A Guide to Second Home Insurance


Many of our clients have made the decision to purchase a second home, or vacation home, some on the Cape and other places. Two common conversations come up with nearly every second home policy we write. First, why is this different from homeowners insurance? Secondly, what types of insurance are needed for a secondary home? So, let’s look at what these differences are, what insurance types are needed, and what you can do to mitigate some costs.

As a disclaimer, I will mention real estate in other places, we can usually refer you to a reputable agency for places that we do not do business.

How is Second Home Insurance Different?

Second home insurance differs from homeowners insurance in several ways. Most of these differences are simply increased risk factors and that’s what I am going to focus on.

Perhaps the biggest risk factor is that the home may go unoccupied for long periods of time. While you are at your primary residence, a storm could have ripped a hole in the roof of your second home and no one is there to address the issue. So a hole in the roof becomes water damage an mold cleanup by the time someone realizes what happened.

Another prevalent risk factor is that many vacation homes are in rural locations, like that getaway cabin in the White Mountains. Compounding the effect of being unoccupied, the risk of theft increases when the location is both unoccupied and rural.

Many people also tend to offer their second home to friends, family, coworkers, or clients. While this helps with keeping a check on the property and maintenance needs, it introduces yet another threat. Damage by a 3rd party.

Additionally, some people even rent out their second home for short periods of time. For instance, a house in Daytona may get rented out to spring breakers. Did someone say, “risk”?

So, to recap:

  • Unoccupied for long periods
  • Isolated rural location
  • Guests
  • Tenants

Types of Insurance Needed:

Many of the insurances you will need for your second home, is the same as homeowners insurance. In most homeowners insurance policies, your coverages are:

  • Dwelling
  • Other structures
  • Personal property
  • Loss of use
  • Liability insurance

As you have probably figured out, you may need a few extra pieces in place. So, in addition to you’re typical homeowners insurance, you should consider:

  • Earthquake
  • Tornado
  • Hurricane
  • Additional theft/vandalism
  • Tenant Insurance (if renting)
  • Umbrella Policy
  • Flood

What you can do to mitigate costs:

  • Install an Alarm System
    • If you are leaving any valuables at your second home, then installing an alarm system isn’t only practical, it can save you money on insurance premiums.
  • Combine Policies to Save
    • If possible, combine your second home insurance with your primary homeowners insurance, car insurance, boat insurance, etc. By combining these and going through the same company, you can lower your premiums.
  • Umbrella Policies
    • Aside from the fact you are adding a valuable asset to your insurance coverages, there comes a point where having an umbrella policy just makes sense. In the event that something were to happen, like a 100 year flood that you didn’t anticipate or have covered, you may need some additional coverage. The more assets you are insuring, the higher the risk that you are exposed to one of these “freak accidents”. Maybe buying the second home doesn’t trigger the need for this, but keep it in mind.
  • Insurance & Renting
    • If you are going to be renting out your second home, you should inform your insurance agent. While it may seem more risky to be renting, the reality is that some of the risks associated with it being empty will be alleviated, which could translate into savings.
    • Another way to save on your premiums is to require tenants to carry renters insurance with minimum amounts of coverage, as outlined by your insurance agent. In doing so, some of the risk management costs can be transferred to the tenant, again saving you money without lowering your coverage.

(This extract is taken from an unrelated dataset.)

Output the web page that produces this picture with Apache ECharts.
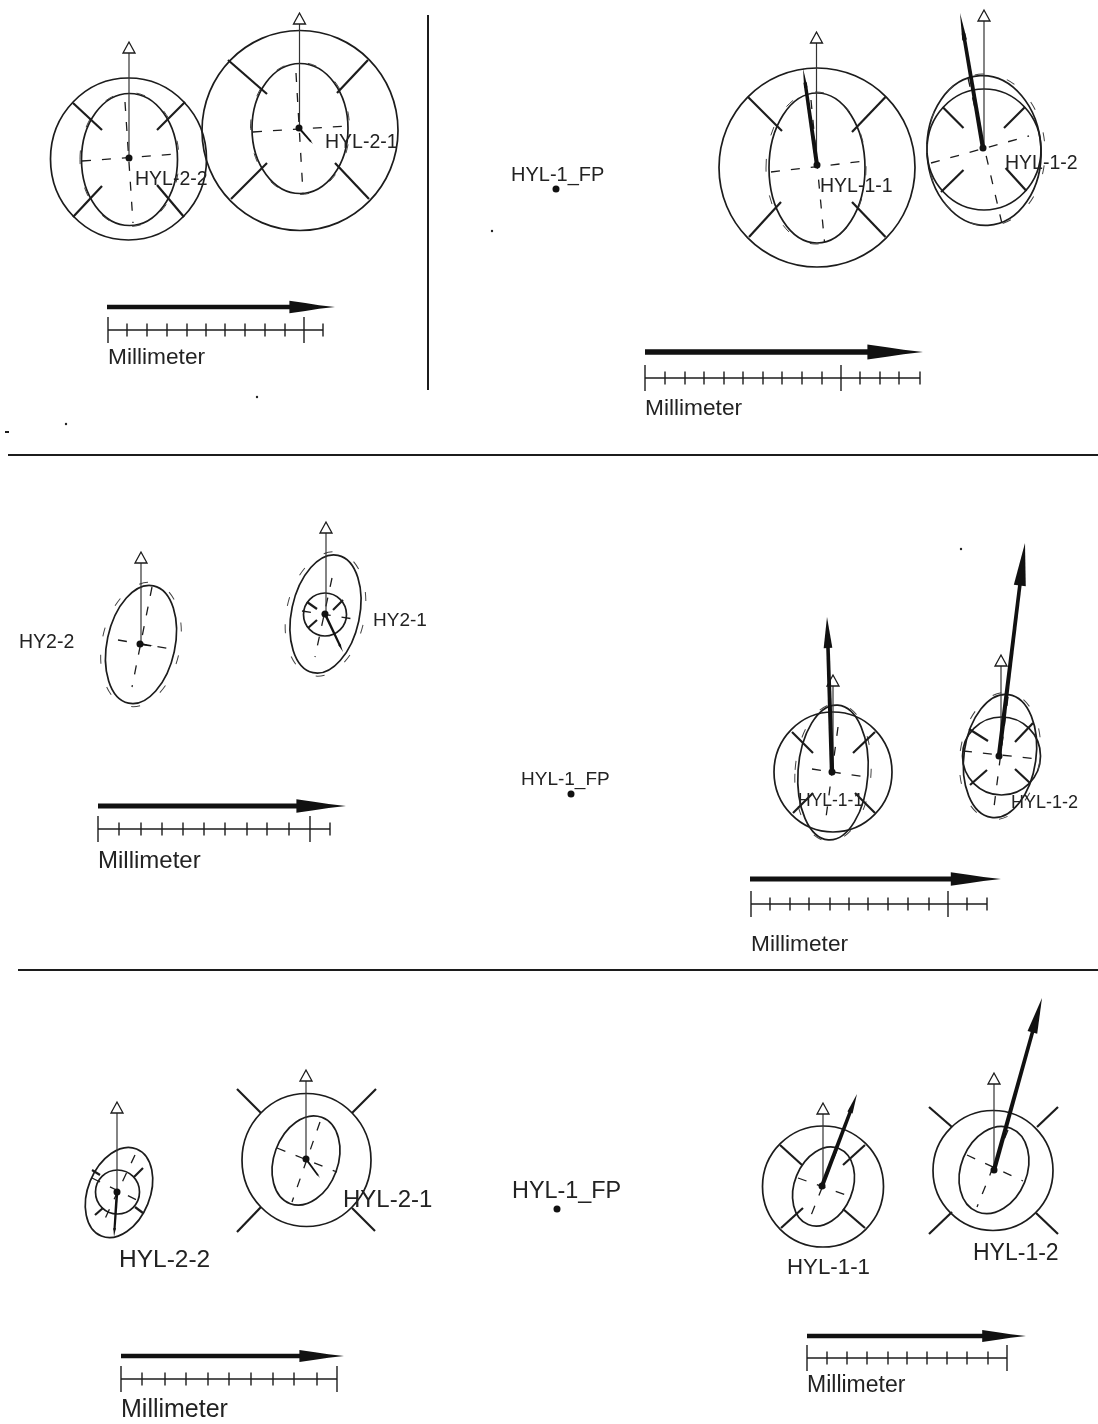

Choosing the right insurance agency:

As you have seen, insurance for a second home is considered higher risk than a primary home. To mitigate costs, you should consider using an agency that has access to multiple insurance companies. Not all insurance products are the same and having access to more options, as well as having a knowledgeable insurance agent, will better ensure that you have the appropriate amount of insurance at the best price possible.